The loss of Dupree, even for half the season, is a big deal, make no mistake. But Alex Kozora will have more on that a bit later in the day. For the present, I am more focused on what Dupree’s absence in the lineup means for the team’s other second-year pass-rusher, Anthony Chickillo.
Chickillo spent all but the first three weeks of his rookie season in 2015 on the Steelers’ 53-man roster, though he was not a significant contributor. A sixth-round draft pick who has worked on converting from a defensive end to a linebacker, he was not quite prepared to be much more than he ended up being just yet.
The Steelers, however, need him to be more now, and I suspect that he will, particularly if we judge from his performance in the team’s final preseason game against the Panthers, during which he recorded a sack and a half, and produced two other notable pressures in less than a half of work.
There may be some due concern given the fact that he left that game with a foot injury, but indications seem to be that it is not serious. It is the second injury that he suffered during the preseason, though they are hopefully beyond him now.
Chickillo only played 22 snaps last season, all of which came against the Browns in one game. He failed to record a single statistic during the game, nor gain any meaningful pressure, though he did miss a tackle.

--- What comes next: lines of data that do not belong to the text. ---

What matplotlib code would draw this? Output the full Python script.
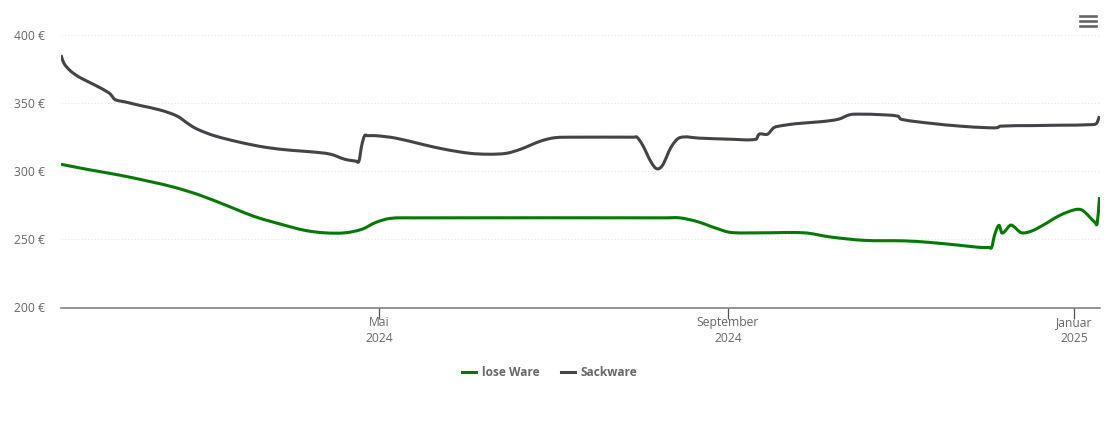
import matplotlib
matplotlib.use("Agg")
import matplotlib.dates as mdates
import matplotlib.pyplot as plt
from matplotlib.lines import Line2D
from matplotlib.patches import PathPatch
from matplotlib.path import Path
import numpy as np
import pandas as pd

plt.rcParams["font.family"] = ["Open Sans", "DejaVu Sans"]

sack_dates = [
    "2024-01-10", "2024-01-11", "2024-01-13", "2024-01-15", "2024-01-17", "2024-01-22", "2024-01-27", "2024-01-28",
    "2024-01-29", "2024-02-02", "2024-02-07", "2024-02-14", "2024-02-20", "2024-02-24", "2024-02-27", "2024-03-04",
    "2024-03-13", "2024-03-22", "2024-03-31", "2024-04-07", "2024-04-14", "2024-04-19", "2024-04-23", "2024-04-24",
    "2024-04-25", "2024-04-26", "2024-04-27", "2024-04-30", "2024-05-07", "2024-05-16", "2024-05-24", "2024-06-02", "2024-06-09",
    "2024-06-15", "2024-06-20", "2024-06-27", "2024-07-02", "2024-07-09", "2024-07-30", "2024-07-31", "2024-08-02", "2024-08-05",
    "2024-08-07", "2024-08-09", "2024-08-12", "2024-08-15", "2024-08-22", "2024-09-02", "2024-09-11", "2024-09-12",
    "2024-09-15", "2024-09-17", "2024-09-18", "2024-09-25", "2024-10-04", "2024-10-10", "2024-10-14", "2024-10-18",
    "2024-10-25", "2024-10-31", "2024-11-01", "2024-11-11", "2024-11-22", "2024-12-01", "2024-12-05", "2024-12-06",
    "2024-12-17", "2024-12-27", "2025-01-07", "2025-01-09", "2025-01-10",
]
sack_prices = [
    385.3, 379.4, 374.3, 371, 368.4, 363.2, 357.4, 355.1,
    352.6, 350.7, 348.2, 344.9, 340.4, 334.6, 330.9, 326.1,
    321.3, 317.6, 315.4, 314.3, 312.5, 308.8, 307.4, 307.4,
    319.1, 326.1, 326.1, 326.1, 324.3, 319.9, 316.2, 313.2, 312.5,
    313.2, 316.2, 322.1, 324.6, 325, 325, 325, 319.1, 306.6,
    301.8, 304.4, 317.6, 324.6, 324.3, 323.5, 323.5, 327.2,
    327.2, 331.6, 332.7, 334.9, 336.4, 338.2, 341.5, 341.9,
    341.5, 340.4, 338.2, 335.3, 333.1, 332, 332, 333.1,
    333.5, 333.8, 334.2, 335.3, 340.4,
]

lose_dates = [
    "2024-01-10", "2024-01-20", "2024-01-31", "2024-02-10", "2024-02-19", "2024-02-28", "2024-03-10", "2024-03-18",
    "2024-03-27", "2024-04-05", "2024-04-12", "2024-04-19", "2024-04-25", "2024-04-30", "2024-05-05", "2024-05-13",
    "2024-08-10", "2024-08-15", "2024-08-21", "2024-08-28", "2024-09-02", "2024-09-12", "2024-09-28", "2024-10-07", "2024-10-19",
    "2024-11-02", "2024-11-11", "2024-11-22", "2024-11-29", "2024-12-02", "2024-12-03", "2024-12-04", "2024-12-05 14:00", "2024-12-06 16:00",
    "2024-12-09 12:00", "2024-12-10 14:00", "2024-12-13 10:00", "2024-12-17", "2024-12-21", "2024-12-27", "2025-01-01 10:00", "2025-01-04",
    "2025-01-08 12:00", "2025-01-09 05:00", "2025-01-10",
]
lose_prices = [
    305.1, 301.1, 297, 292.6, 288.2, 282.4, 273.5, 266.9,
    261.4, 256.6, 254.8, 254.8, 257.4, 262.5, 265.4, 265.8,
    265.8, 265.8, 263.2, 258.1, 255.1, 254.8, 254.8, 251.8, 249.3,
    248.9, 247.8, 245.6, 244.1, 244.1, 244.1, 253, 260.3, 254.6,
    260.3, 259.8, 254.9, 256.1, 260.3, 267.6, 271.8, 271.3,
    262.3, 262, 281,
]

y_ticks = [200, 250, 300, 350, 400]
x_ticks = ["2024-05-01", "2024-09-01", "2025-01-01"]
x_labels = ["Mai\n2024", "September\n2024", "Januar\n2025"]

GREEN = "#047a04"
DARK = "#434348"
TEXT = "#666666"
LINE_W = 2.2


def spline_path(dates, values):
    # same look as the original spline series: bezier through every point
    x = mdates.date2num(pd.to_datetime(dates, format="ISO8601"))
    y = np.array(values, dtype=float)
    slope = np.gradient(y, x, edge_order=1)
    slope[1:-1] = (y[2:] - y[:-2]) / (x[2:] - x[:-2])
    verts = [(x[0], y[0])]
    codes = [Path.MOVETO]
    for i in range(len(x) - 1):
        dx = (x[i + 1] - x[i]) / 3
        verts += [(x[i] + dx, y[i] + slope[i] * dx), (x[i + 1] - dx, y[i + 1] - slope[i + 1] * dx), (x[i + 1], y[i + 1])]
        codes += [Path.CURVE4] * 3
    return Path(verts, codes)


fig = plt.figure(figsize=(11.1, 4.22), dpi=100)
ax = fig.add_axes([61 / 1110, 1 - 307.5 / 422, 1038.5 / 1110, 272.5 / 422])

ax.add_patch(PathPatch(spline_path(lose_dates, lose_prices), fc="none", ec=GREEN, lw=LINE_W, joinstyle="round", capstyle="butt"))
ax.add_patch(PathPatch(spline_path(sack_dates, sack_prices), fc="none", ec=DARK, lw=LINE_W, joinstyle="round", capstyle="butt"))

ax.set_xlim(pd.Timestamp("2024-01-10"), pd.Timestamp("2025-01-10"))
ax.set_ylim(200, 400)

ax.set_yticks(y_ticks)
ax.set_yticklabels([f"{v} €" for v in y_ticks])
ax.set_xticks(pd.to_datetime(x_ticks))
ax.set_xticklabels(x_labels, linespacing=1.3)
ax.tick_params(axis="y", length=0, pad=11.5, labelsize=8.7, labelcolor=TEXT)
ax.tick_params(axis="x", length=8, width=0.9, color="#555555", pad=-2, labelsize=8.7, labelcolor=TEXT)

ax.grid(axis="y", color="#e6e6e6", lw=0.8, ls=(0, (1, 2)))
ax.set_axisbelow(True)
for side in ["top", "left", "right"]:
    ax.spines[side].set_visible(False)
ax.spines["bottom"].set_color("#777777")
ax.spines["bottom"].set_linewidth(1.1)

handles = [Line2D([], [], color=GREEN, lw=LINE_W), Line2D([], [], color=DARK, lw=LINE_W)]
leg = fig.legend(
    handles, ["lose Ware", "Sackware"],
    loc="center", bbox_to_anchor=(550 / 1110, 1 - 372.5 / 422), ncol=2, frameon=False,
    prop={"size": 8.6, "weight": "bold"}, handlelength=1.17, handletextpad=0.5, columnspacing=1.75,
)
for txt in leg.get_texts():
    txt.set_color(TEXT)

# burger menu top right
for y in [16, 21, 26]:
    fig.add_artist(Line2D([1080 / 1110, 1096 / 1110], [1 - y / 422, 1 - y / 422], color="#666666", lw=1.9))

fig.savefig("out.png", dpi=100)
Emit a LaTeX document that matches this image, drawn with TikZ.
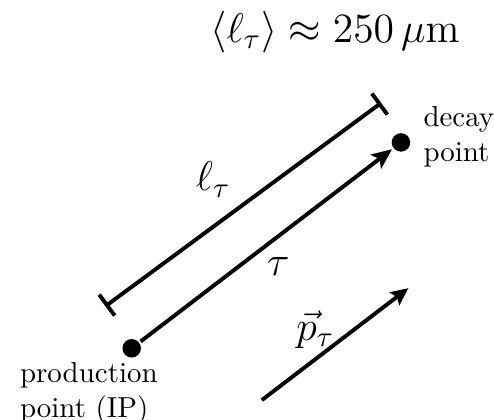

But he is better equipped to take on a defensive role this year than a season ago. He is now at the appropriate size that he is suited to play at, and has developed a keener sense of what to do as a pass rusher, as he has talked about in interviews, and as he showed against the Panthers.
He will have to be a core rotational player behind Arthur Moats on the left side of the defense. Moats also showed that he is still a more than capable defensive player, and has been the team’s most successful outside linebacker over the course of the preseason—although he also saw the most snaps.

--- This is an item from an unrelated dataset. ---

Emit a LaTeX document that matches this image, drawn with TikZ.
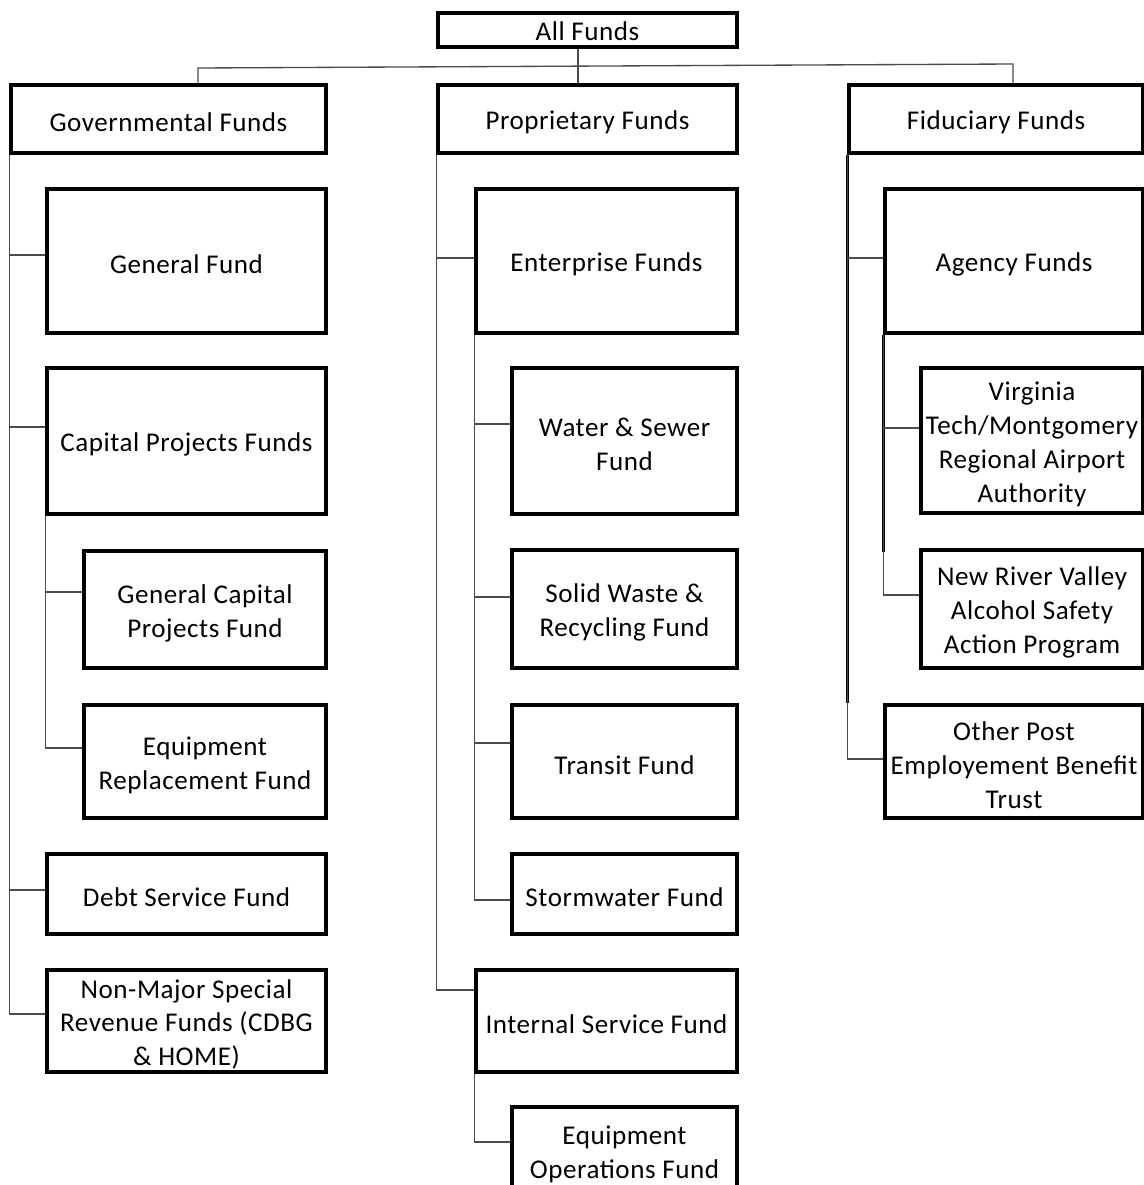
\documentclass[tikz,border=0pt]{standalone}
\usepackage{fontspec}
\setmainfont{Carlito}[LetterSpace=2]
\usetikzlibrary{calc}
\tikzset{
  fundnode/.style={draw=black, line width=2.5pt, rectangle, inner sep=0pt},
  fundtext/.style={align=center, inner sep=0pt, font=\fontsize{20.3}{25.5}\selectfont},
  conn/.style={draw=black!70, line width=1pt},
  tconn/.style={draw=black, line width=1.8pt},
}
\newcommand\fundbox[7][-2.6pt]{%
  \node[fundnode, minimum width={(#5-#3)*0.75pt}, minimum height={(#6-#4)*0.75pt}] (#2) at ({(#3+#5)/2},{(#4+#6)/2}) {};
  \node[fundtext] (#2t) at ([yshift=#1]#2.center) {#7};}
\begin{document}
\begin{tikzpicture}[x=0.75pt,y=-0.75pt]
\useasboundingbox (0,0) rectangle (1144,1185);
\clip (0,0) rectangle (1144,1185);
\fill[white] (0,0) rectangle (1144,1185);
% boxes
\fundbox[-0.6pt]{AllF}{438}{13}{737}{47}{All Funds}
\fundbox{Gov}{11}{85}{326}{153}{Governmental Funds}
\fundbox{Prop}{438}{85}{737}{153}{Proprietary Funds}
\fundbox{Fid}{849}{85}{1143}{153}{Fiduciary Funds}
\fundbox{GF}{47}{189}{326}{333}{General Fund}
\fundbox{CPF}{47}{368}{326}{514}{Capital Projects Funds}
\fundbox{GCPF}{84}{551}{326}{668}{General Capital\\Projects Fund}
\fundbox{ERF}{84}{705}{326}{818}{Equipment\\Replacement Fund}
\fundbox{DSF}{47}{854}{326}{934}{Debt Service Fund}
\fundbox{NMS}{47}{970}{326}{1072}{Non-Major Special\\Revenue Funds (CDBG\\\& HOME)}
\fundbox{EF}{476}{189}{737}{333}{Enterprise Funds}
\fundbox{WSF}{512}{368}{737}{514}{Water \& Sewer\\Fund}
\fundbox{SWRF}{512}{550}{737}{668}{Solid Waste \&\\Recycling Fund}
\fundbox{TF}{512}{705}{737}{818}{Transit Fund}
\fundbox{SF}{512}{854}{737}{934}{Stormwater Fund}
\fundbox{ISF}{476}{970}{737}{1072}{Internal Service Fund}
\fundbox{EOF}{512}{1107}{737}{1195}{Equipment\\Operations Fund}
\fundbox{AF}{885}{189}{1143}{333}{Agency Funds}
\fundbox{VT}{921}{368}{1143}{513}{Virginia\\Tech/Montgomery\\Regional Airport\\Authority}
\fundbox{NRV}{921}{550}{1143}{668}{New River Valley\\Alcohol Safety\\Action Program}
\fundbox{OPEB}{885}{705}{1143}{818}{Other Post\\Employement Benefit\\Trust}
% top connectors
\draw[conn] (Gov.north -| 198,0) -- (198,68) -- (1013,64) -- (Fid.north -| 1013,0);
\draw[conn] (AllF.south -| 578,0) -- (Prop.north -| 578,0);
% governmental
\draw[conn] (Gov.south west) |- (NMS.west |- 0,1014);
\draw[conn] (Gov.south west |- 0,255) -- (GF.west |- 0,255);
\draw[conn] (Gov.south west |- 0,427) -- (CPF.west |- 0,427);
\draw[conn] (Gov.south west |- 0,890) -- (DSF.west |- 0,890);
\draw[conn] (CPF.south west) |- (ERF.west |- 0,748);
\draw[conn] (CPF.south west |- 0,592) -- (GCPF.west |- 0,592);
% proprietary
\draw[conn] (Prop.south west) |- (ISF.west |- 0,990);
\draw[conn] (Prop.south west |- 0,258) -- (EF.west |- 0,258);
\draw[conn] (EF.south west) |- (SF.west |- 0,900);
\draw[conn] (EF.south west |- 0,424) -- (WSF.west |- 0,424);
\draw[conn] (EF.south west |- 0,597) -- (SWRF.west |- 0,597);
\draw[conn] (EF.south west |- 0,743) -- (TF.west |- 0,743);
\draw[conn] (ISF.south west) |- (EOF.west |- 0,1142);
% fiduciary
\draw[tconn] (Fid.south west) -- (Fid.south west |- OPEB.north);
\draw[conn] (Fid.south west) |- (OPEB.west |- 0,759);
\draw[conn] (Fid.south west |- 0,258) -- (AF.west |- 0,258);
\draw[tconn] (AF.south west) -- (AF.south west |- 0,552);
\draw[conn] (AF.south west) |- (NRV.west |- 0,595);
\draw[conn] (AF.south west |- 0,428) -- (VT.west |- 0,428);
\end{tikzpicture}
\end{document}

But Moats has never been an outright starter for the Steelers. He rotated with James Harrison in 2014, and then with Dupree last year. Now he will pair with Chickillo, though he will likely still see the lion’s share of snaps.
Truth be told, this is probably what many of you have wanted to see, though not in the manner in which you wanted to see it. Chickillo is going to be given his opportunity to solidify for himself a future as a part of this defense as a rotational pass-rusher. And he may well just succeed in doing so.